Data shown ▸
--*--

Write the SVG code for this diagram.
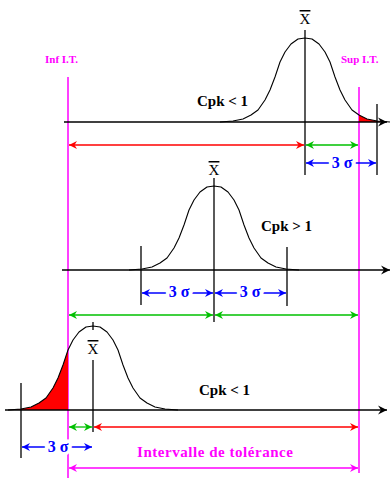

--*--

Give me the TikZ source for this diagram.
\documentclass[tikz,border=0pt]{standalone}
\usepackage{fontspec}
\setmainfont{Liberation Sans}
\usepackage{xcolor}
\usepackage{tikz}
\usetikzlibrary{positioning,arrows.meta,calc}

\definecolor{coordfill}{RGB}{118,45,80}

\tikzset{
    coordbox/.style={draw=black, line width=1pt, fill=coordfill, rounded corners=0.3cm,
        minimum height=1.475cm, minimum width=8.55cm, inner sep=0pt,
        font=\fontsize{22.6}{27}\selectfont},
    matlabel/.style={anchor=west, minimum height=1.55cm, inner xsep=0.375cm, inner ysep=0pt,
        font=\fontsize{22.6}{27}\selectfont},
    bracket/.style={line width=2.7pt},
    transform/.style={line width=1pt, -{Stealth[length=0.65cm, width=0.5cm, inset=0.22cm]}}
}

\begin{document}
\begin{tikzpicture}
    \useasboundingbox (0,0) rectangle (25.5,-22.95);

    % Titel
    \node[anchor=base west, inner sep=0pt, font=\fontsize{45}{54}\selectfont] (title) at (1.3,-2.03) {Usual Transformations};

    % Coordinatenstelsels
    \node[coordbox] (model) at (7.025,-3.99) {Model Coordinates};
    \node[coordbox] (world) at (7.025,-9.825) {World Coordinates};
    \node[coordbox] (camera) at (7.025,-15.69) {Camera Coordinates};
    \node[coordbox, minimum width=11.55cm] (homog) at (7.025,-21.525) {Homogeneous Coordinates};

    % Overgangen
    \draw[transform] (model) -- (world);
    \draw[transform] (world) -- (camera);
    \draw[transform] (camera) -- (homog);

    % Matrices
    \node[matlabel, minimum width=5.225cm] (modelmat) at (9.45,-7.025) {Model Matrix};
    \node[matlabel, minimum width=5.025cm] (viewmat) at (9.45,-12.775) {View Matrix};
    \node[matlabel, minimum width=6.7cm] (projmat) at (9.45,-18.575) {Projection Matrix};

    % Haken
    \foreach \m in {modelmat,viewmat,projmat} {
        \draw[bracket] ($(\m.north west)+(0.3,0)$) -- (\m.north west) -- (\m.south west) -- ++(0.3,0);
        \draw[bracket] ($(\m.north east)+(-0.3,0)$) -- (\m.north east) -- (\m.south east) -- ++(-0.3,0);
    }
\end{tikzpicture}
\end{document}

--*--

What you have to do ▸
Retype, exactly and in full, the lines above from the one containing "Give me the TikZ source for this diagram." through the one containing "(camera) -- (homog);".

Solution ▸
Give me the TikZ source for this diagram.
\documentclass[tikz,border=0pt]{standalone}
\usepackage{fontspec}
\setmainfont{Liberation Sans}
\usepackage{xcolor}
\usepackage{tikz}
\usetikzlibrary{positioning,arrows.meta,calc}

\definecolor{coordfill}{RGB}{118,45,80}

\tikzset{
    coordbox/.style={draw=black, line width=1pt, fill=coordfill, rounded corners=0.3cm,
        minimum height=1.475cm, minimum width=8.55cm, inner sep=0pt,
        font=\fontsize{22.6}{27}\selectfont},
    matlabel/.style={anchor=west, minimum height=1.55cm, inner xsep=0.375cm, inner ysep=0pt,
        font=\fontsize{22.6}{27}\selectfont},
    bracket/.style={line width=2.7pt},
    transform/.style={line width=1pt, -{Stealth[length=0.65cm, width=0.5cm, inset=0.22cm]}}
}

\begin{document}
\begin{tikzpicture}
    \useasboundingbox (0,0) rectangle (25.5,-22.95);

    % Titel
    \node[anchor=base west, inner sep=0pt, font=\fontsize{45}{54}\selectfont] (title) at (1.3,-2.03) {Usual Transformations};

    % Coordinatenstelsels
    \node[coordbox] (model) at (7.025,-3.99) {Model Coordinates};
    \node[coordbox] (world) at (7.025,-9.825) {World Coordinates};
    \node[coordbox] (camera) at (7.025,-15.69) {Camera Coordinates};
    \node[coordbox, minimum width=11.55cm] (homog) at (7.025,-21.525) {Homogeneous Coordinates};

    % Overgangen
    \draw[transform] (model) -- (world);
    \draw[transform] (world) -- (camera);
    \draw[transform] (camera) -- (homog);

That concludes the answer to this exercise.